In the Old Testament, the people of God were forever being called by God to remember who they were and where they had come from. It was usually at times in their life when things were going wrong when they were reminded to remember. But the call to remember wasn’t about just reminding themselves how they had got into their current mess; but, rather, it was a call to a living hope that the future would be different.

We heard it in that first reading, which was written against a background of war and occupation, words of promise and hope for a different future. God’s promise for a different future is for all nations, not just one. And so God asks his people to remember. And right remembering, honourable remembering, requires both honesty and vision from us.

It requires honesty about our past. Today we take an honest inventory of the facts of war and conflict, past and present. In honesty, we reflect and remember with sorrow, pride, gratitude, and wonder, and also with repentance, grief, and guilt. As part of their news site, The Guardian, has a page called “Datablog,” a place where they put analysis of all sorts of different reports as they come out with lots of facts and figures about war and war-casualties and war-dead. The site bears the strapline, “Facts are sacred.” Something that is sacred is to be held with respect and honor before God.
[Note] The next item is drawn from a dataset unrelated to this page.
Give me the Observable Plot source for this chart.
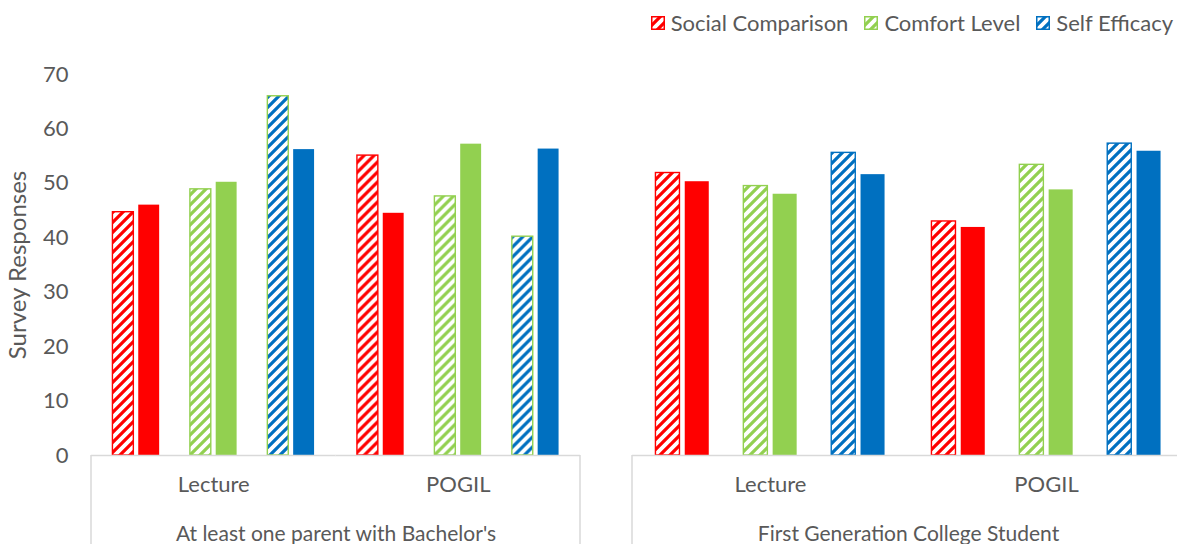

That is what we do today when we honestly remember, because behind each fact is a person and behind them there is family, colleagues, friends, a community, and a nation that is different because of that one.

With the honest remembrance, God would also call us to have a vision for our future. In other words, don’t get stuck with the facts, however sacred, in a way that causes you to forget you have a future. Right and honorable remembering demands that we must have a vision to accompany it. On Friday evening, I attended a different sort of remembrance. Invited by my dear friend, Kat, I went to the Mourner’s Kaddish, on the 80th anniversary of Kristalnacht. Kristalnacht was the night in 1938 ended five years of “subtle” discrimination against German Jews, turning instead to outright slaughter. Ninety-one confirmed dead as the German nationalists murdered at least 91 Jews – but surely it was far more than that. Kristalnacht was the night when the holocaust began, ending only after the death of 6 million Jews. Seventy-five plus people prayed the Kadesh, lighting candles, surrounding the Water Dome at Florida Southern College.
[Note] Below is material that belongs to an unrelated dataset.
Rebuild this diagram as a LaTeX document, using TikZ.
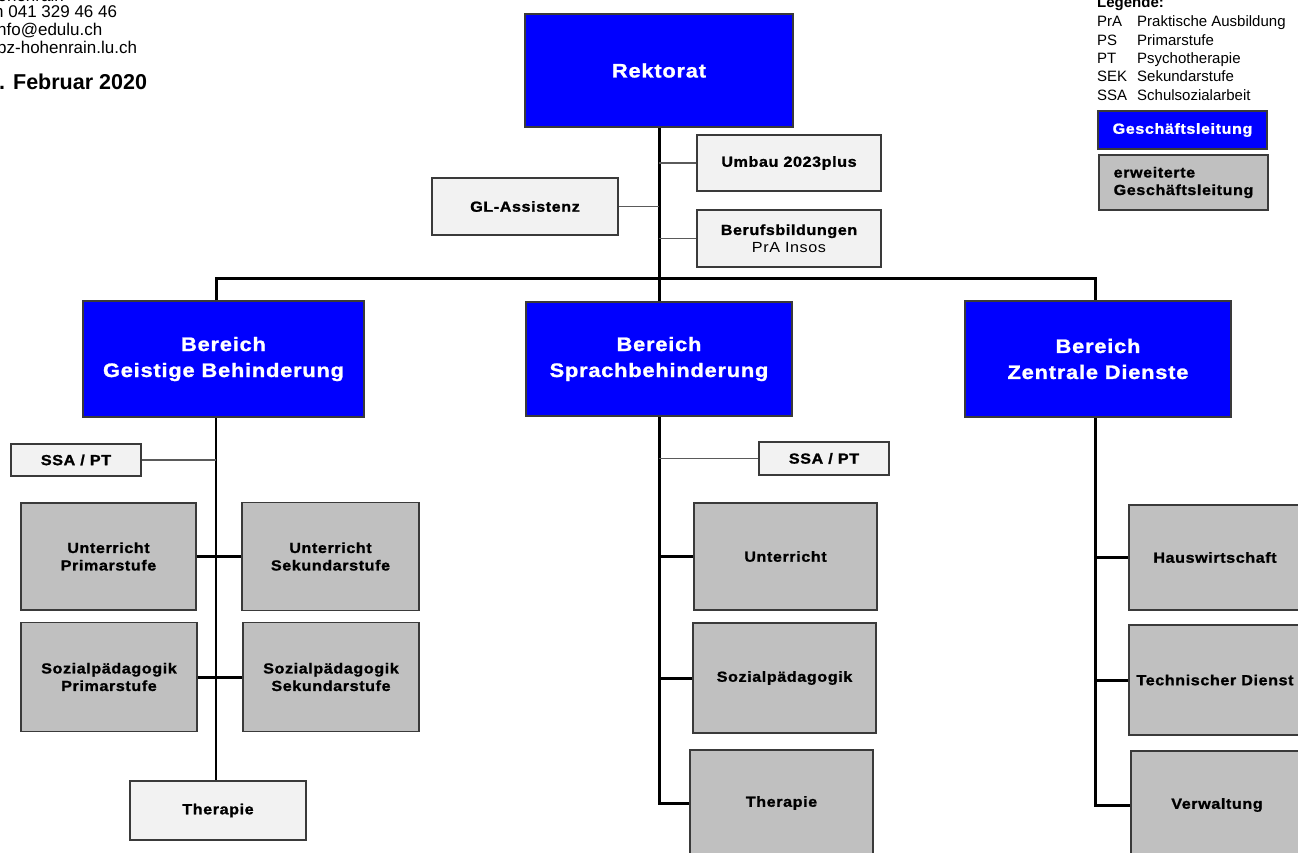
\documentclass[tikz,border=0pt]{standalone}
\usepackage{fontspec}
\setmainfont{Liberation Sans}
\newfontfamily\boxfont{Liberation Sans}[FakeStretch=1.1, LetterSpace=4, BoldFeatures={FakeBold=1.2}]
\newfontfamily\headfont{Liberation Sans}[FakeStretch=1.12, LetterSpace=4, BoldFeatures={FakeBold=1.2}]

\definecolor{glblue}{HTML}{0000FF}
\definecolor{eglgray}{HTML}{C0C0C0}
\definecolor{stabgray}{HTML}{F2F2F2}
\definecolor{framegray}{HTML}{3A3A3A}
\definecolor{linegray}{HTML}{5A5A5A}

\begin{document}
\begin{tikzpicture}[x=1pt, y=-1pt,
  box/.style={rectangle, draw=framegray, line width=1.2pt, align=center, inner sep=2pt},
  gl/.style={box, fill=glblue, text=white, font=\fontsize{19.5}{26}\selectfont\headfont\bfseries},
  glsmall/.style={box, fill=glblue, text=white, font=\fontsize{14.67}{17.5}\selectfont\boxfont\bfseries},
  egl/.style={box, fill=eglgray, font=\fontsize{14.67}{17.5}\selectfont\boxfont\bfseries},
  stab/.style={box, fill=stabgray, font=\fontsize{14.67}{17.5}\selectfont\boxfont\bfseries},
  legend/.style={anchor=base west, inner sep=0pt, font=\fontsize{15}{17}\selectfont},
  address/.style={anchor=base west, inner sep=0pt, font=\fontsize{17}{18}\selectfont},
  trunk/.style={line width=3pt},
  thintrunk/.style={line width=2pt},
  stabline/.style={draw=linegray, line width=1.4pt}
]
  \fill[white] (0,0) rectangle (1298,853);
  \useasboundingbox (0,0) rectangle (1298,853);
  \clip (0,0) rectangle (1298,853);

  % Kopf
  \node[address, anchor=base east] (ort) at (64,2) {Hohenrain};
  \node[address] (telefon) at (-6,18) {h 041 329 46 46};
  \node[address] (mail) at (-3,36) {nfo@edulu.ch};
  \node[address] (web) at (-3,54) {pz-hohenrain.lu.ch};
  \node[address, font=\fontsize{21.5}{24}\selectfont\bfseries] (datum) at (-1,90) {. Februar 2020};

  % Legende
  \node[legend, font=\fontsize{15}{17}\selectfont\bfseries] (legende) at (1097,8) {Legende:};
  \foreach \abbr/\desc [count=\i] in {PrA/Praktische Ausbildung, PS/Primarstufe, PT/Psychotherapie, SEK/Sekundarstufe, SSA/Schulsozialarbeit}{
    \pgfmathsetmacro\y{27+18.3*(\i-1)}
    \node[legend] (abbr\i) at (1097,\y) {\abbr};
    \node[legend] (desc\i) at (1137,\y) {\desc};
  }
  \node[glsmall, minimum width=169pt, minimum height=38pt] (legendGL) at (1182.5,130) {Geschäftsleitung};
  \node[egl, align=left, minimum width=169pt, minimum height=55pt] (legendEGL) at (1183.5,182.5) {erweiterte\\Geschäftsleitung};

  % Rektorat und Stab
  \node[gl, minimum width=268pt, minimum height=113pt] (rektorat) at (659,70.5) {Rektorat};
  \node[stab, minimum width=184pt, minimum height=56pt] (umbau) at (789,163) {Umbau 2023plus};
  \node[stab, minimum width=186pt, minimum height=57pt] (assistenz) at (525,206.5) {GL-Assistenz};
  \node[stab, minimum width=184pt, minimum height=57pt] (beruf) at (789,238.5) {Berufsbildungen\\{\mdseries PrA Insos}};

  % Bereiche
  \node[gl, minimum width=281pt, minimum height=116pt] (geistig) at (223.5,359) {Bereich\\Geistige Behinderung};
  \node[gl, minimum width=266pt, minimum height=114pt] (sprach) at (659,359) {Bereich\\Sprachbehinderung};
  \node[gl, minimum width=266pt, minimum height=116pt] (zentral) at (1098,359) {Bereich\\Zentrale Dienste};
  \coordinate (barL) at (216,278);
  \coordinate (barR) at (1095,278);

  % Geistige Behinderung
  \node[stab, minimum width=130pt, minimum height=32pt] (ssaG) at (76,460) {SSA / PT};
  \node[egl, minimum width=175pt, minimum height=107pt] (unterrichtPS) at (108.5,556.5) {Unterricht\\Primarstufe};
  \node[egl, minimum width=177pt, minimum height=108pt] (unterrichtSEK) at (330.5,556.5) {Unterricht\\Sekundarstufe};
  \node[egl, minimum width=176pt, minimum height=109pt] (sozialPS) at (109,677) {Sozialpädagogik\\Primarstufe};
  \node[egl, minimum width=176pt, minimum height=109pt] (sozialSEK) at (331,677) {Sozialpädagogik\\Sekundarstufe};
  \node[stab, minimum width=176pt, minimum height=59pt] (therapieG) at (218,810.5) {Therapie};

  % Sprachbehinderung
  \node[stab, minimum width=130pt, minimum height=33pt] (ssaS) at (824,458.5) {SSA / PT};
  \node[egl, minimum width=183pt, minimum height=107pt] (unterricht) at (785.5,556.5) {Unterricht};
  \node[egl, minimum width=183pt, minimum height=110pt] (sozial) at (784.5,678) {Sozialpädagogik};
  \node[egl, minimum width=183pt, minimum height=106pt] (therapieS) at (781.5,803) {Therapie};

  % Zentrale Dienste
  \node[egl, minimum width=172pt, minimum height=105pt] (hauswirtschaft) at (1215,557.5) {Hauswirtschaft};
  \node[egl, minimum width=172pt, minimum height=110pt] (technik) at (1215,680) {Technischer Dienst};
  \node[egl, minimum width=172pt, minimum height=108pt] (verwaltung) at (1217,805) {Verwaltung};

  % Linien
  \draw[trunk] (rektorat.south) -- (sprach.north);
  \draw[trunk] (geistig.north -| barL) -- (barL) -- (barR) -- (zentral.north -| barR);
  \draw[stabline] (assistenz.east) -- (assistenz.east -| rektorat.south);
  \foreach \n in {umbau, beruf}
    \draw[stabline] (\n.west -| rektorat.south) -- (\n.west);

  \draw[thintrunk] (geistig.south -| barL) -- (therapieG.north -| barL);
  \draw[stabline] (ssaG.east) -- (ssaG.east -| barL);
  \draw[trunk] (unterrichtPS.east) -- (unterrichtSEK.west);
  \draw[trunk] (sozialPS.east) -- (sozialSEK.west);

  \draw[trunk] (sprach.south) |- (therapieS.west);
  \draw[stabline] (ssaS.west -| sprach.south) -- (ssaS.west);
  \foreach \n in {unterricht, sozial}
    \draw[trunk] (\n.west -| sprach.south) -- (\n.west);

  \draw[trunk] (zentral.south -| barR) |- (verwaltung.west);
  \foreach \n in {hauswirtschaft, technik}
    \draw[trunk] (\n.west -| barR) -- (\n.west);
\end{tikzpicture}
\end{document}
“Exalted and hallowed be God’s great name in the world which God created, according to plan. May God’s majesty be revealed in the days of our lifetime and the life of all Israel — speedily, imminently, to which we say: Amen.”

(https://reformjudaism.org/practice/prayers-blessings/mourners-kaddish)
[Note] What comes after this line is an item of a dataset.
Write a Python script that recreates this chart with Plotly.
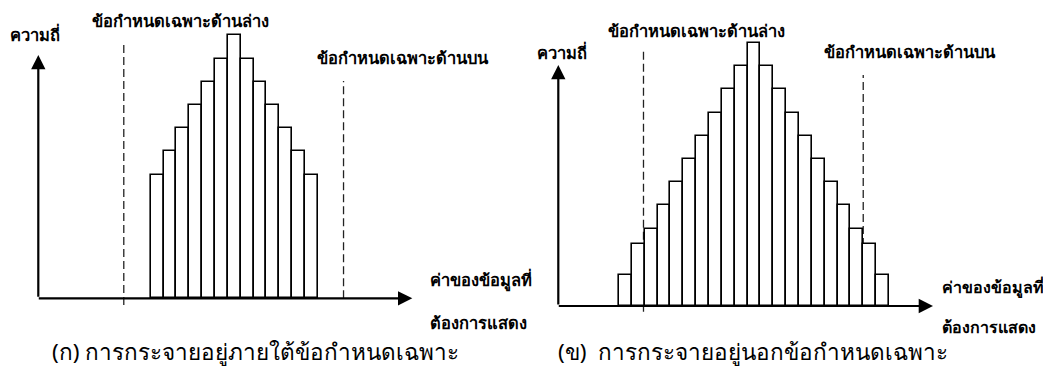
import plotly.graph_objects as go

# ---------------- data ----------------
left_bins = [-6, -5, -4, -3, -2, -1, 0, 1, 2, 3, 4, 5, 6]
left_freq = [16, 19, 22, 25, 28, 31, 34, 31, 28, 25, 22, 19, 16]

right_bins = [-10, -9, -8, -7, -6, -5, -4, -3, -2, -1, 0, 1, 2, 3, 4, 5, 6, 7, 8, 9, 10]
right_freq = [4, 8, 10, 13, 16, 19, 22, 25, 28, 31, 34, 31, 28, 25, 22, 19, 16, 13, 10, 8, 4]

LSL = -8.6
USL = 8.5

y_label = "ความถี่"
x_label_1 = "ค่าของข้อมูลที่"
x_label_2 = "ต้องการแสดง"
lsl_label = "ข้อกำหนดเฉพาะด้านล่าง"
usl_label = "ข้อกำหนดเฉพาะด้านบน"
captions = ["(ก) การกระจายอยู่ภายใต้ข้อกำหนดเฉพาะ", "(ข)  การกระจายอยู่นอกข้อกำหนดเฉพาะ"]

# ---------------- layout constants (screen pixels) ----------------
WIN_W, WIN_H = 1051, 372
OFF = 8                       # default page margin of the html body
W, H = WIN_W - OFF, WIN_H - OFF
PX_BIN = 12.85      # px per bin
PX_FREQ = 7.735     # px per frequency unit
SPLIT = 520         # screen px where the right panel's axis domain begins

panels = [
    dict(origin_x=38.3, base_y=298.3, center_x=234.3, ytip=55, xtip=412.3,
         lsl_top=42.3, lsl_bot=305, usl_top=81, usl_bot=298.3, dom=(OFF, SPLIT)),
    dict(origin_x=558.3, base_y=306, center_x=754.0, ytip=65, xtip=933,
         lsl_top=50, lsl_bot=311.7, usl_top=75, usl_bot=306, dom=(SPLIT, WIN_W)),
]

BOLD = "Tahoma, 'DejaVu Sans', 'Noto Sans', sans-serif"
REG = "'Noto Sans', 'DejaVu Sans', sans-serif"

fig = go.Figure()

def dx(p, px):
    return (px - p["center_x"]) / PX_BIN

def dy(p, py):
    return (p["base_y"] - py) / PX_FREQ

for i, (p, bins, freq) in enumerate(zip(panels, [left_bins, right_bins], [left_freq, right_freq])):
    xa = "x" if i == 0 else "x2"
    ya = "y" if i == 0 else "y2"
    fig.add_trace(go.Bar(
        x=bins, y=freq, width=1, xaxis=xa, yaxis=ya,
        marker=dict(color="white", line=dict(color="black", width=1.6)),
        showlegend=False, hoverinfo="skip",
    ))
    xkey = "xaxis" if i == 0 else "xaxis2"
    ykey = "yaxis" if i == 0 else "yaxis2"
    fig.update_layout(**{
        xkey: dict(domain=[(p["dom"][0] - OFF) / W, (p["dom"][1] - OFF) / W],
                   range=[dx(p, p["dom"][0]), dx(p, p["dom"][1])],
                   visible=False, fixedrange=True, anchor=ya),
        ykey: dict(domain=[0, 1], range=[dy(p, WIN_H), dy(p, OFF)],
                   visible=False, fixedrange=True, anchor=xa),
    })
    # spec-limit dashed lines (behind bars)
    for lim, top, bot in [(LSL, p["lsl_top"], p["lsl_bot"]), (USL, p["usl_top"], p["usl_bot"])]:
        fig.add_shape(type="line", xref=xa, yref=ya, x0=lim, x1=lim,
                      y0=dy(p, bot), y1=dy(p, top), layer="below",
                      line=dict(color="#222222", width=1.3, dash="8px,4px"))
    # axes with arrowheads
    ox = dx(p, p["origin_x"])
    fig.add_annotation(xref=xa, yref=ya, axref=xa, ayref=ya,
                       x=ox, y=dy(p, p["ytip"]), ax=ox, ay=0, text="",
                       showarrow=True, arrowhead=2, arrowsize=1.3, arrowwidth=2.2,
                       arrowcolor="black")
    fig.add_annotation(xref=xa, yref=ya, axref=xa, ayref=ya,
                       x=dx(p, p["xtip"]), y=0, ax=ox - 0.08, ay=0, text="",
                       showarrow=True, arrowhead=2, arrowsize=1.3, arrowwidth=2.2,
                       arrowcolor="black")

def txt(px, py, s, size, font, bold=True, xanchor="center"):
    fig.add_annotation(xref="paper", yref="paper", x=(px - OFF) / W, y=1 - (py - OFF) / H,
                       text=("<b>%s</b>" % s) if bold else s, showarrow=False,
                       xanchor=xanchor, yanchor="middle",
                       font=dict(family=font, size=size, color="black"))

LBL = 16.5
CAP = 22.5
# left panel texts
txt(8, 34, y_label, LBL, BOLD, xanchor="left")
txt(180, 22, lsl_label, LBL, BOLD)
txt(403, 59, usl_label, LBL, BOLD)
txt(428, 280, x_label_1, LBL, BOLD, xanchor="left")
txt(428, 323, x_label_2, LBL, BOLD, xanchor="left")
txt(50, 351, captions[0], CAP, REG, bold=False, xanchor="left")

# right panel texts
txt(535, 52, y_label, LBL, BOLD, xanchor="left")
txt(696, 31, lsl_label, LBL, BOLD)
txt(910, 52, usl_label, LBL, BOLD)
txt(940, 287, x_label_1, 16, BOLD, xanchor="left")
txt(940, 327, x_label_2, 16, BOLD, xanchor="left")
txt(556, 351, captions[1], CAP, REG, bold=False, xanchor="left")

fig.update_layout(width=W, height=H, margin=dict(l=0, r=0, t=0, b=0),
                  paper_bgcolor="white", plot_bgcolor="white", bargap=0)

fig.write_html("out.html")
We remembered that night and I still remember because we want a different vision for the future.

God’s ultimate promise for us is that God will dwell with us, there will be no more mourning, no more crying, no more pain. We will get out of our cycles of violence and war because all of that has been gathering up in Christ who has shown us a different way. That future, though, starts now, with us. There is no going back, only moving forward. Taking our remembering and our honoring with us, and living in the light of it, not putting it aside.

If we don’t remember rightly, if we don’t remember in holiness and righteousness, then we might as well be singing another song. Here, the last stanza of “No Man’s Land” by Eric Bogle:

Ah, young Willie McBride, I can’t help wonder why,
Did all those who lay here really know why they died?
And did they believe when they answered the call,
Did they really believe that this war would end war?
For the sorrow, the suffering, the glory, the pain,
The killing and dying were all done in vain,
For, young Willie McBride, it all happened again,
And again and again and again and again.

Eric Bogle, 1976 (https://lyricstranslate.com/en/eric-bogle-no-mans-land-lyrics.html)

Written in 1976 after visiting the grave of a young man who died in the same Flander’s field that McCrae had written about, Bogle reflects on the absurdity of it all – the absurdity of the violence, the absurdity of our arrogance and power, and the absurdity of not having a lasting vision for the future.

Let this Veteran’s Day be a day of remembrance; but, may it be a remembrance that leads to a vision of God calls us for a new creation.